Exercise details – Quote word for word the lines below, beginning with the first and ending with the one that has "const yDecades = [0.01,0.1,1,10,100,1000,10000,100000];". Drop the pictures.
* * * * * * * * *
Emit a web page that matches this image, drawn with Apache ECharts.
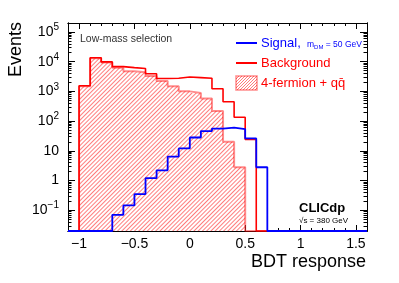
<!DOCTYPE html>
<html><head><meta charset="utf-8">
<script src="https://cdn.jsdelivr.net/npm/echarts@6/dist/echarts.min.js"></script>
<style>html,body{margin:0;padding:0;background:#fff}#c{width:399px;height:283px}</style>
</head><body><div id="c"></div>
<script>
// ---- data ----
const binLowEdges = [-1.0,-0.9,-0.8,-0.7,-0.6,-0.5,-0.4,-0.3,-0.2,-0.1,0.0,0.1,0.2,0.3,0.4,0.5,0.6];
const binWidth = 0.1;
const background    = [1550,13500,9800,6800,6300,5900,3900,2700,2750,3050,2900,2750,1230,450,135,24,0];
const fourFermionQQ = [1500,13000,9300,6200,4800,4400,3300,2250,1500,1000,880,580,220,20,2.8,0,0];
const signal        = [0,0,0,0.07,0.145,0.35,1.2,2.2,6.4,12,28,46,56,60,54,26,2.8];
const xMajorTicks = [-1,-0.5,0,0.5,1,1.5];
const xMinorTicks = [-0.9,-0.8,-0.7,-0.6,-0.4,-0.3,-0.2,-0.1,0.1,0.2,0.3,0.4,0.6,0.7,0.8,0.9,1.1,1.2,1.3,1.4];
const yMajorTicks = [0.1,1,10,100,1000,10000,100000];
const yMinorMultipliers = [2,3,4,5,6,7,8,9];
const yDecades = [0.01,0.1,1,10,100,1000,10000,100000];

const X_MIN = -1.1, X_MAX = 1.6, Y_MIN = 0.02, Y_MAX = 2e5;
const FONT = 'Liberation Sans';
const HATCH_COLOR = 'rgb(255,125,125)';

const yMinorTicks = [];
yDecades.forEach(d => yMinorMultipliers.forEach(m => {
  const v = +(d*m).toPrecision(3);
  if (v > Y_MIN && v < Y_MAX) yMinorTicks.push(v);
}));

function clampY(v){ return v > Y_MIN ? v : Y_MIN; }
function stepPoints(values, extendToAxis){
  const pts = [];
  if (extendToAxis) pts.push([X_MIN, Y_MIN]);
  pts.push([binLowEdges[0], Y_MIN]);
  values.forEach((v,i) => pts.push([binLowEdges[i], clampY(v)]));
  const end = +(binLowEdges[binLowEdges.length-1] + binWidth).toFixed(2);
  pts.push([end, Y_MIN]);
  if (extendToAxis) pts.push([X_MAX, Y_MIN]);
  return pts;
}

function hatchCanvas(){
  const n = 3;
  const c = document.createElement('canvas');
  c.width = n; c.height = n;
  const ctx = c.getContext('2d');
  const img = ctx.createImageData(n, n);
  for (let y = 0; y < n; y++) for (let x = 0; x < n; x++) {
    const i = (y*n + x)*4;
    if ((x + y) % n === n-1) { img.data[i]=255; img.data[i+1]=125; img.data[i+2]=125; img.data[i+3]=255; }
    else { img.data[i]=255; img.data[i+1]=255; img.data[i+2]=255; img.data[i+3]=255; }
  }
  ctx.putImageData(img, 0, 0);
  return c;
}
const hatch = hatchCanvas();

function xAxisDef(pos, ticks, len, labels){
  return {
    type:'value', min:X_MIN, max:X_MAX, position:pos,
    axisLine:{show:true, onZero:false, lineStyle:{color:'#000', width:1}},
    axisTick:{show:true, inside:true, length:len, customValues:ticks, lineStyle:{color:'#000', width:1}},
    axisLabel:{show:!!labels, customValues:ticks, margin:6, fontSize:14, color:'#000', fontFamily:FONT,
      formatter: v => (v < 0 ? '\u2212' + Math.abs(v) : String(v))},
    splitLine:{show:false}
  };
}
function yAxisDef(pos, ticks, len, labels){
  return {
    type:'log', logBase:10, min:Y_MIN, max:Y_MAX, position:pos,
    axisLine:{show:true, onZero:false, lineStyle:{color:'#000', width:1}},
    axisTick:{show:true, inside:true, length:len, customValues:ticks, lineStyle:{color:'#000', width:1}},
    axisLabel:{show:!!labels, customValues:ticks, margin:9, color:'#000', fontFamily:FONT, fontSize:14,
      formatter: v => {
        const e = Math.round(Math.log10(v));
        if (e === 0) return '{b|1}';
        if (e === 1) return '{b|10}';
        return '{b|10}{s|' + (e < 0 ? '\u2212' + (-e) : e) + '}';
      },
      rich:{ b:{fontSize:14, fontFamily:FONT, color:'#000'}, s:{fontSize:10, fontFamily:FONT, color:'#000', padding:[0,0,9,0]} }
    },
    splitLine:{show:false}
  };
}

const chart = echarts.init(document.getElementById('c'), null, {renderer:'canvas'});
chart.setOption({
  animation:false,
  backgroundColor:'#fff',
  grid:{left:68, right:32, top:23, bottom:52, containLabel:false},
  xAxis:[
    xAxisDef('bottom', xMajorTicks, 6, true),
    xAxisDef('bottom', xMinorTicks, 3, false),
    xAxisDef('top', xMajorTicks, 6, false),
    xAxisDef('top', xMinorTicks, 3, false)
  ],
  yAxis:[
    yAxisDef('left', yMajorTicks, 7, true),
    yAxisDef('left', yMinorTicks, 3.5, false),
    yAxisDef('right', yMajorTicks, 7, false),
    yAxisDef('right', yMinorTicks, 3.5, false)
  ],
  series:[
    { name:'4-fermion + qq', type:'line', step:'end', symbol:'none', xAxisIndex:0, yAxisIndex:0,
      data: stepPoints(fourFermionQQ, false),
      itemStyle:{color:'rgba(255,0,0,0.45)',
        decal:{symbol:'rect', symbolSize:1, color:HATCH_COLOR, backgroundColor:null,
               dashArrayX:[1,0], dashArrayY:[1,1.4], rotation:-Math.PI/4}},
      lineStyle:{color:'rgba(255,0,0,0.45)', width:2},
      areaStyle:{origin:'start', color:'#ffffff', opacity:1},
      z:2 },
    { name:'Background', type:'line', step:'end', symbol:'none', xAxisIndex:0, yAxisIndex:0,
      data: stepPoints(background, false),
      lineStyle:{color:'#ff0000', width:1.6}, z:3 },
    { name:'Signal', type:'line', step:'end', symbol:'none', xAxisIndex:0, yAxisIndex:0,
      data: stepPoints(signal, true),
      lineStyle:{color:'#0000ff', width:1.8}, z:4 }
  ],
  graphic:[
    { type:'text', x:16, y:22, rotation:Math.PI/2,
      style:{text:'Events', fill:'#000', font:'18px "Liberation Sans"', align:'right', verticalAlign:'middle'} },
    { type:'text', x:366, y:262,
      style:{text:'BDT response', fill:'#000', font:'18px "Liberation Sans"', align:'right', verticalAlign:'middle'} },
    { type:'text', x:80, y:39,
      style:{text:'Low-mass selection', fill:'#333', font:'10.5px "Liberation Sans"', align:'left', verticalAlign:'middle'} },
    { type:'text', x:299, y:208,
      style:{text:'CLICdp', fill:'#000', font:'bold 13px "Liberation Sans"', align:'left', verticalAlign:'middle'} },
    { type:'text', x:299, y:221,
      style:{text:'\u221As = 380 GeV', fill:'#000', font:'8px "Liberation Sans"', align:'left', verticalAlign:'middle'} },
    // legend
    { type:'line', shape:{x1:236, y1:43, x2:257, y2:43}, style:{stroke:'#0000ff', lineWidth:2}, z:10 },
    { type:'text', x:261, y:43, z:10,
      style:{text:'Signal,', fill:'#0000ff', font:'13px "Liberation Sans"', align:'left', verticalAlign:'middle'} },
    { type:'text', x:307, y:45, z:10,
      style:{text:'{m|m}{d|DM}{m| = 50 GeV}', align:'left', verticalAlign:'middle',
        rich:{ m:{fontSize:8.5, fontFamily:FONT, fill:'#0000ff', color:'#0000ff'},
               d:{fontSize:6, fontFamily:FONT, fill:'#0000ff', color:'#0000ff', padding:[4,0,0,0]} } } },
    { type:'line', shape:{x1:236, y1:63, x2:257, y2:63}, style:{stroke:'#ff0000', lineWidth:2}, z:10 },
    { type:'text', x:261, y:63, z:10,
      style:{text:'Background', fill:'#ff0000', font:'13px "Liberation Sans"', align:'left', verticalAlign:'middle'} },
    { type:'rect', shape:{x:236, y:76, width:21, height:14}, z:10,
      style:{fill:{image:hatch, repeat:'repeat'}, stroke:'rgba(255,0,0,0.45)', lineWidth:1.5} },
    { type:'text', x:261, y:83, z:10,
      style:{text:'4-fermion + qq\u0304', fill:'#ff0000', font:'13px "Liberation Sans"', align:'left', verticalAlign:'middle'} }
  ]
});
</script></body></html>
* * * * * * * * *
Right answer –
Emit a web page that matches this image, drawn with Apache ECharts.
<!DOCTYPE html>
<html><head><meta charset="utf-8">
<script src="https://cdn.jsdelivr.net/npm/echarts@6/dist/echarts.min.js"></script>
<style>html,body{margin:0;padding:0;background:#fff}#c{width:399px;height:283px}</style>
</head><body><div id="c"></div>
<script>
// ---- data ----
const binLowEdges = [-1.0,-0.9,-0.8,-0.7,-0.6,-0.5,-0.4,-0.3,-0.2,-0.1,0.0,0.1,0.2,0.3,0.4,0.5,0.6];
const binWidth = 0.1;
const background    = [1550,13500,9800,6800,6300,5900,3900,2700,2750,3050,2900,2750,1230,450,135,24,0];
const fourFermionQQ = [1500,13000,9300,6200,4800,4400,3300,2250,1500,1000,880,580,220,20,2.8,0,0];
const signal        = [0,0,0,0.07,0.145,0.35,1.2,2.2,6.4,12,28,46,56,60,54,26,2.8];
const xMajorTicks = [-1,-0.5,0,0.5,1,1.5];
const xMinorTicks = [-0.9,-0.8,-0.7,-0.6,-0.4,-0.3,-0.2,-0.1,0.1,0.2,0.3,0.4,0.6,0.7,0.8,0.9,1.1,1.2,1.3,1.4];
const yMajorTicks = [0.1,1,10,100,1000,10000,100000];
const yMinorMultipliers = [2,3,4,5,6,7,8,9];
const yDecades = [0.01,0.1,1,10,100,1000,10000,100000];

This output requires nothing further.